AIM >> Reproduce the listing below character for character; drop every image.

______

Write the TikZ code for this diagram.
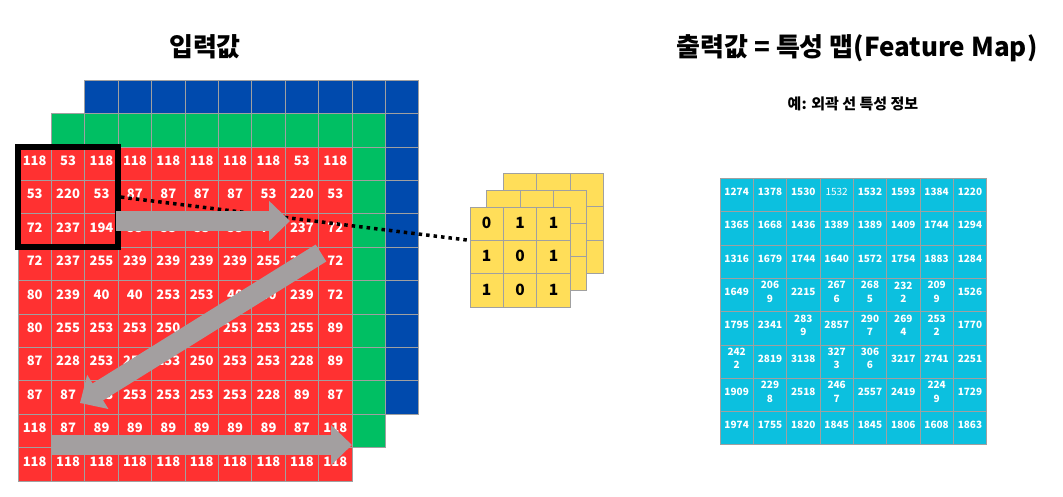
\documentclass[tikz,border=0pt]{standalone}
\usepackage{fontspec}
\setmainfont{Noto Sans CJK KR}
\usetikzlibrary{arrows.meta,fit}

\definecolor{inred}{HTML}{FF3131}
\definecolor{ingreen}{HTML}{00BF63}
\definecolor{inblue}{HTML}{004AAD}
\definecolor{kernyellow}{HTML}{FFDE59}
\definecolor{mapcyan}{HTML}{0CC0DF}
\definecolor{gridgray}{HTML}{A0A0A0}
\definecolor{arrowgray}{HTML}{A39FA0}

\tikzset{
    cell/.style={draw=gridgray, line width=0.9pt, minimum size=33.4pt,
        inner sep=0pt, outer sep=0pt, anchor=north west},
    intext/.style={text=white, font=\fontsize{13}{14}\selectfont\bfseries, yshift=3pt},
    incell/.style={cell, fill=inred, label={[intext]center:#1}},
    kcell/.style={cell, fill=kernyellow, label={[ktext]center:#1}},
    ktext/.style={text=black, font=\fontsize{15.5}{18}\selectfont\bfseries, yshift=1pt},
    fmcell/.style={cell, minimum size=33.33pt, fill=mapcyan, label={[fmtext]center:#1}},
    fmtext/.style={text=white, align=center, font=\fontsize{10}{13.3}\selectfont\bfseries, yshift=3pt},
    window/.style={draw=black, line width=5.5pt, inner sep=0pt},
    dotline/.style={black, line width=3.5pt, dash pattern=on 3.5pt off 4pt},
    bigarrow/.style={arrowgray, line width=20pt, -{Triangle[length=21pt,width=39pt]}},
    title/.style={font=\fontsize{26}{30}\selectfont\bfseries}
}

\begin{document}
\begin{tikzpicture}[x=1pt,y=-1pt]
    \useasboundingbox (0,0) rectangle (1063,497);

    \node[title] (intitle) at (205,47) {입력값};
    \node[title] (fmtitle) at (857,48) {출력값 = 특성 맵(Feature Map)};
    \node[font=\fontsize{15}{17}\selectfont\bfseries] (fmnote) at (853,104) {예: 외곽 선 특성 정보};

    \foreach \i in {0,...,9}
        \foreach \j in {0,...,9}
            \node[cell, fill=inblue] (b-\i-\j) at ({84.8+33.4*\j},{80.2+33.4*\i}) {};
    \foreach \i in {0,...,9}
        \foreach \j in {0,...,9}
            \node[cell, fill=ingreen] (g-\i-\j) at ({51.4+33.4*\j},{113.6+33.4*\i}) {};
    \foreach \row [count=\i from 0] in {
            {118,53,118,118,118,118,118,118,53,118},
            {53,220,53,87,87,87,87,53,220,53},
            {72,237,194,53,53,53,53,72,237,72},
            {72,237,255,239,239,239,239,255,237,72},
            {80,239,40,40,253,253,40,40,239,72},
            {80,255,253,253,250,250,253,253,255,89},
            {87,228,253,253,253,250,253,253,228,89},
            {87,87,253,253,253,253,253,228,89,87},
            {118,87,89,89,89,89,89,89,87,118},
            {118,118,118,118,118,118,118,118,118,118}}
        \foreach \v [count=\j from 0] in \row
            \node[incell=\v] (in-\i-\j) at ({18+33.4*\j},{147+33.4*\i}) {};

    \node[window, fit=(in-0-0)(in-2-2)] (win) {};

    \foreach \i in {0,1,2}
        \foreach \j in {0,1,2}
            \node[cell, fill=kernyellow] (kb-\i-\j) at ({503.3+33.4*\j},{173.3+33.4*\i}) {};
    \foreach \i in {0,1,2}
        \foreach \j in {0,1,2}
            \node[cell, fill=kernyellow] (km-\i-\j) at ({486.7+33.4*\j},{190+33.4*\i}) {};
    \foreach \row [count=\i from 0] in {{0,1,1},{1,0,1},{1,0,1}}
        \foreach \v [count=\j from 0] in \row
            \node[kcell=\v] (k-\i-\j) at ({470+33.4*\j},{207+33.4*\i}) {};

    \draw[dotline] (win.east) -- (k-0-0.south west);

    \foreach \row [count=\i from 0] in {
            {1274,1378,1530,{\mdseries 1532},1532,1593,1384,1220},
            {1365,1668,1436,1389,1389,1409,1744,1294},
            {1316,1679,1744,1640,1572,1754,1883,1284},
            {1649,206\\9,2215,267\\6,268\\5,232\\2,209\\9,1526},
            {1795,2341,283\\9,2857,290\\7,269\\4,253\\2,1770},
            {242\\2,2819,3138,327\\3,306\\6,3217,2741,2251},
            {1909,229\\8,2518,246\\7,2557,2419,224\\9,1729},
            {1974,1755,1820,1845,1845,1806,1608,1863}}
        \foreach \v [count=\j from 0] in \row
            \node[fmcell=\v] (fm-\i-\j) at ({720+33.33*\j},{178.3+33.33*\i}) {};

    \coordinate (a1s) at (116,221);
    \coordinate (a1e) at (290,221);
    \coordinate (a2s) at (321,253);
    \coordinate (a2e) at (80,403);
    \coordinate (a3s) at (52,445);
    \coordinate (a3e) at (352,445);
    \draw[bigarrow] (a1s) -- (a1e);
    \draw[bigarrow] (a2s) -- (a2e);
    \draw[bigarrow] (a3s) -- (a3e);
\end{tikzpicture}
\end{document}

______

FULL RESPONSE >>
Write the TikZ code for this diagram.
\documentclass[tikz,border=0pt]{standalone}
\usepackage{fontspec}
\setmainfont{Noto Sans CJK KR}
\usetikzlibrary{arrows.meta,fit}

\definecolor{inred}{HTML}{FF3131}
\definecolor{ingreen}{HTML}{00BF63}
\definecolor{inblue}{HTML}{004AAD}
\definecolor{kernyellow}{HTML}{FFDE59}
\definecolor{mapcyan}{HTML}{0CC0DF}
\definecolor{gridgray}{HTML}{A0A0A0}
\definecolor{arrowgray}{HTML}{A39FA0}

\tikzset{
    cell/.style={draw=gridgray, line width=0.9pt, minimum size=33.4pt,
        inner sep=0pt, outer sep=0pt, anchor=north west},
    intext/.style={text=white, font=\fontsize{13}{14}\selectfont\bfseries, yshift=3pt},
    incell/.style={cell, fill=inred, label={[intext]center:#1}},
    kcell/.style={cell, fill=kernyellow, label={[ktext]center:#1}},
    ktext/.style={text=black, font=\fontsize{15.5}{18}\selectfont\bfseries, yshift=1pt},
    fmcell/.style={cell, minimum size=33.33pt, fill=mapcyan, label={[fmtext]center:#1}},
    fmtext/.style={text=white, align=center, font=\fontsize{10}{13.3}\selectfont\bfseries, yshift=3pt},
    window/.style={draw=black, line width=5.5pt, inner sep=0pt},
    dotline/.style={black, line width=3.5pt, dash pattern=on 3.5pt off 4pt},
    bigarrow/.style={arrowgray, line width=20pt, -{Triangle[length=21pt,width=39pt]}},
    title/.style={font=\fontsize{26}{30}\selectfont\bfseries}
}

\begin{document}
\begin{tikzpicture}[x=1pt,y=-1pt]
    \useasboundingbox (0,0) rectangle (1063,497);

    \node[title] (intitle) at (205,47) {입력값};
    \node[title] (fmtitle) at (857,48) {출력값 = 특성 맵(Feature Map)};
    \node[font=\fontsize{15}{17}\selectfont\bfseries] (fmnote) at (853,104) {예: 외곽 선 특성 정보};

    \foreach \i in {0,...,9}
        \foreach \j in {0,...,9}
            \node[cell, fill=inblue] (b-\i-\j) at ({84.8+33.4*\j},{80.2+33.4*\i}) {};
    \foreach \i in {0,...,9}
        \foreach \j in {0,...,9}
            \node[cell, fill=ingreen] (g-\i-\j) at ({51.4+33.4*\j},{113.6+33.4*\i}) {};
    \foreach \row [count=\i from 0] in {
            {118,53,118,118,118,118,118,118,53,118},
            {53,220,53,87,87,87,87,53,220,53},
            {72,237,194,53,53,53,53,72,237,72},
            {72,237,255,239,239,239,239,255,237,72},
            {80,239,40,40,253,253,40,40,239,72},
            {80,255,253,253,250,250,253,253,255,89},
            {87,228,253,253,253,250,253,253,228,89},
            {87,87,253,253,253,253,253,228,89,87},
            {118,87,89,89,89,89,89,89,87,118},
            {118,118,118,118,118,118,118,118,118,118}}
        \foreach \v [count=\j from 0] in \row
            \node[incell=\v] (in-\i-\j) at ({18+33.4*\j},{147+33.4*\i}) {};

    \node[window, fit=(in-0-0)(in-2-2)] (win) {};

    \foreach \i in {0,1,2}
        \foreach \j in {0,1,2}
            \node[cell, fill=kernyellow] (kb-\i-\j) at ({503.3+33.4*\j},{173.3+33.4*\i}) {};
    \foreach \i in {0,1,2}
        \foreach \j in {0,1,2}
            \node[cell, fill=kernyellow] (km-\i-\j) at ({486.7+33.4*\j},{190+33.4*\i}) {};
    \foreach \row [count=\i from 0] in {{0,1,1},{1,0,1},{1,0,1}}
        \foreach \v [count=\j from 0] in \row
            \node[kcell=\v] (k-\i-\j) at ({470+33.4*\j},{207+33.4*\i}) {};

    \draw[dotline] (win.east) -- (k-0-0.south west);

    \foreach \row [count=\i from 0] in {
            {1274,1378,1530,{\mdseries 1532},1532,1593,1384,1220},
            {1365,1668,1436,1389,1389,1409,1744,1294},
            {1316,1679,1744,1640,1572,1754,1883,1284},
            {1649,206\\9,2215,267\\6,268\\5,232\\2,209\\9,1526},
            {1795,2341,283\\9,2857,290\\7,269\\4,253\\2,1770},
            {242\\2,2819,3138,327\\3,306\\6,3217,2741,2251},
            {1909,229\\8,2518,246\\7,2557,2419,224\\9,1729},
            {1974,1755,1820,1845,1845,1806,1608,1863}}
        \foreach \v [count=\j from 0] in \row
            \node[fmcell=\v] (fm-\i-\j) at ({720+33.33*\j},{178.3+33.33*\i}) {};

    \coordinate (a1s) at (116,221);
    \coordinate (a1e) at (290,221);
    \coordinate (a2s) at (321,253);
    \coordinate (a2e) at (80,403);
    \coordinate (a3s) at (52,445);
    \coordinate (a3e) at (352,445);
    \draw[bigarrow] (a1s) -- (a1e);
    \draw[bigarrow] (a2s) -- (a2e);
    \draw[bigarrow] (a3s) -- (a3e);
\end{tikzpicture}
\end{document}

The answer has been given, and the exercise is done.